Hey, i resemble that remark, Dusty!
Haven't gotten a capo yet, but I made myself some basic chord diagrams in D-G-D tuning. Thought I'd attach it. Please let me know of any mistakes, suggestion, etc.
Brad
Dusty - Thank you! That works for me. Off to pick up a capo.
@shanonmilan, try playing the banjo on your porch. That will have the neighbors begging you to play the concertina!
Thanks much for the help. I think I get it. I'm going to just play and quit trying to figure it all out. I'll let my ears do the figuring.
I like to play concertina on the porch but my neighbor seems to hate me when I do so. Can someone explain why.
Brad, if you are tuned DGD, you are in what is basically an open G tuning. It will be pretty easy to play common tunes in G.
You can also play common tunes in G in a DAd tuning, but you have to pay attention. If you don't have a 1+ fret, you can't play a C chord down by the nut and will have to play 3-4-6 or 6-6-8 or something like that.
However, I regularly play in G out of a DAd tuning with a capo on the 3rd fret. You can also put the capo at the 4th fret to play in A. And if you have to play in C, you can quickly tune down to CGc (another reason to play with 3 strings and not 6 is the ease of tuning!) This approach allows you to play in the 4 common keys (C, D, G, A) at folk, old timey, and bluegrass jams.
A few years ago I made this video demonstrating how to play in G and A with a capo tuned DAd.
The jams I play at do mostly songs in the key of G. Would a D-G-D tuning be better that a D-A-D or some other? Or does it matter?
Thanks much for the help. I think I get it. I'm going to just play and quit trying to figure it all out. I'll let my ears do the figuring.
Brad, the short answer is that in traditional drone play, there are no chords. The first and fifth notes of the scale of whatever key you are in ring out throughout (or drone) on the bass and middle strings and you play the melody on the melody string.
Take a look at Robin Clark playing "Coleman's March" . In DAA tuning, he starts the song going from the 3rd fret to the 5th fret. At that point he is actually playing a D major chord (D on the bass, A on the middle, F# on the melody). But then he moves to the 6th fret (G note). If you were chording, you would switch to a G major chord there, but in drone style, there is no chord change. The bass and middle are still D and A even though there is no A in a G major chord, and yet the song sounds sweet, doesn't it?
Thanks for all your replies. Dusty, that's kind of how I've been doing it. I think I've got most of the chords I need mapped out.
Ken - I'm still a little confused. I understand about letting the other strings hummm along, but what happens when you change to a different chord in a progression, like G-C-D-G?
Thanks for all your replies. Dusty, that's kind of how I've been doing it. I think I've got most of the chords I need mapped out.

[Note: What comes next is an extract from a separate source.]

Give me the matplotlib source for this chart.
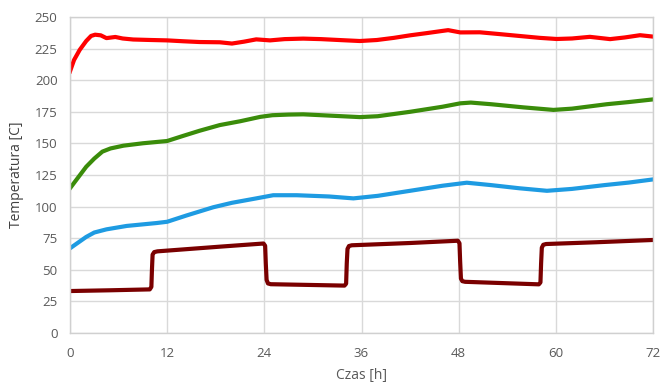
import matplotlib
matplotlib.use("Agg")
import matplotlib.pyplot as plt

plt.rcParams['font.family'] = ['Open Sans', 'DejaVu Sans']

# Red series
t_red = [0, 0.5, 1.2, 2, 2.6, 3.1, 3.8, 4.5, 5.6, 6.5, 7.8, 10, 12, 14, 16, 18.5, 20, 21.5, 23, 24.7,
         26.5, 28.8, 31, 33.5, 35.8, 37.9, 40, 42, 44, 46, 46.7, 48.2, 50.6, 53, 55.5, 58, 60.1, 62,
         64.2, 66.7, 68.5, 70.4, 72]
v_red = [207, 216, 224, 231, 235, 236, 235.5, 233.3, 234.2, 233, 232.2, 231.8, 231.5, 230.8, 230.2, 230,
         229, 230.5, 232.3, 231.5, 232.5, 232.9, 232.5, 231.7, 231, 231.8, 233.5, 235.5, 237.2, 239,
         239.6, 237.8, 237.9, 236.5, 235, 233.5, 232.6, 233, 234.3, 232.5, 233.8, 235.6, 234.5]

# Green series
t_green = [0, 1, 2, 3, 4, 5, 6.6, 9, 12, 14, 16, 18.5, 21, 23.5, 25, 27, 28.8, 32, 35.8, 38, 42, 46,
           48.2, 49.5, 52, 56, 59.7, 62, 66.3, 69, 72]
v_green = [114.5, 123, 131.5, 138, 143.5, 146, 148.2, 150.1, 151.9, 156, 160, 164.5, 167.5, 171, 172.3,
           172.8, 173, 172, 170.8, 171.5, 175, 179, 181.7, 182.3, 181, 178.5, 176.5, 177.5, 181, 182.7, 184.8]

# Blue series
t_blue = [0, 1, 2, 3, 4.5, 7, 10.7, 12, 14.4, 17.7, 20, 23, 25.1, 28, 32, 35, 38, 42, 46, 49, 52, 55.5,
          58.9, 62, 66, 69, 72]
v_blue = [67, 71.5, 76, 79.5, 82, 84.7, 87, 88, 93, 99.5, 103, 106.5, 109, 109, 108, 106.5, 108.5, 112.5,
          116.5, 118.9, 117, 114.5, 112.5, 114, 117, 119, 121.5]

# Maroon series
t_maroon = [0, 5, 9.85, 10.05, 10.12, 10.2, 10.4, 10.8, 18.5,
            23.9, 24.1, 24.18, 24.28, 24.45, 24.8,
            33.9, 34.1, 34.18, 34.27, 34.45, 34.8, 42,
            47.9, 48.1, 48.18, 48.28, 48.45, 48.8,
            57.9, 58.1, 58.18, 58.27, 58.45, 58.8, 65, 72]
v_maroon = [33.2, 33.8, 34.5, 36.5, 50, 62, 64, 64.6, 68.3,
            70.8, 69, 55, 42, 39.2, 38.6,
            37.5, 39, 55, 66.5, 68.8, 69.4, 71.2,
            73, 71, 57, 43, 41, 40.5,
            38.5, 40, 55, 67.5, 69.8, 70.4, 71.8, 73.6]

x_ticks = [0, 12, 24, 36, 48, 60, 72]
y_ticks = [0, 25, 50, 75, 100, 125, 150, 175, 200, 225, 250]

fig = plt.figure(figsize=(6.62, 3.85), dpi=100)
ax = fig.add_axes([70/662, 1-333/385, (653-70)/662, (333-17)/385])

lw = 3.0
ax.plot(t_maroon, v_maroon, color='#7A0000', lw=lw, solid_joinstyle='round', solid_capstyle='round')
ax.plot(t_blue, v_blue, color='#1E9BE2', lw=lw, solid_joinstyle='round')
ax.plot(t_green, v_green, color='#3A8C0A', lw=lw, solid_joinstyle='round')
ax.plot(t_red, v_red, color='#FF0000', lw=lw, solid_joinstyle='round')

ax.set_xlim(0, 72)
ax.set_ylim(0, 250)
ax.set_xticks(x_ticks)
ax.set_yticks(y_ticks)
ax.grid(True, color='#D9D9D9', lw=1.0)
ax.set_axisbelow(True)
for s in ax.spines.values():
    s.set_color('#D0D0D0')
    s.set_linewidth(1.0)
ax.tick_params(length=0, labelsize=9.5, labelcolor='#595959', pad=9)
ax.tick_params(axis='x', pad=10)
ax.set_xlabel('Czas [h]', fontsize=10, color='#595959', labelpad=6)
ax.set_ylabel('Temperatura [C]', fontsize=10, color='#404040', labelpad=8)

fig.savefig('out.png', dpi=100)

Ken - I'm still a little confused. I understand about letting the other strings hummm along, but what happens when you change to a different chord in a progression, like G-C-D-G?
Brad, I have a six-string dulcimer that I only play with three strings now. I much prefer the clarity of sound with the single courses. And certain techniques (like bending strings) just can't be done with those double courses.
If you are used to other chromatic instruments, you may get frustrated with the way chord shapes work on the dulcimer since they switch from major to minor depending on where on the fretboard you are.
They way I taught myself chords, and the way I encourage students to do so now, is to find some 3-chord songs. Don't worry about playing the melody, but just strum to accompany yourself singing or humming or whistling. Figure out those 3 chords by the nut, perhaps sticking to the first 3 frets. When you have those down and can play them without having to concentrate on where to put you fingers, find different versions of those chords around frets 2-5 or so. Do the same thing, strumming chords there until you get them down. When you fingers are comfortable there, find those same three chords around frets 5-8.
In the end, you've just been strumming chords and singing songs, but you've learned where to find the main chords you need up and down the first octave of the fretboard.
Good start, Brad. If you ever get tired of trying to figure out those chord shapes, you can simply play the melody on the melody string(s) and just let the others hummm along.
Well, I've been fooling around with my 6 string. It is now a 4 string and may very well become a 3 string!
There is a difference in sound, but not enough for me to add back strings. It still sounds great. In fact I can't even remember how it sounded before (one of the few benefits of old age) so I'm good. My plan is to play it in a BG jam I go to so I've been working on chord shapes (DGD tuning). It's difficult because I'm finding the dulcimer so different from any other instrument I've had. But I'm pressing on as a jam is coming up that I hope to be ready for.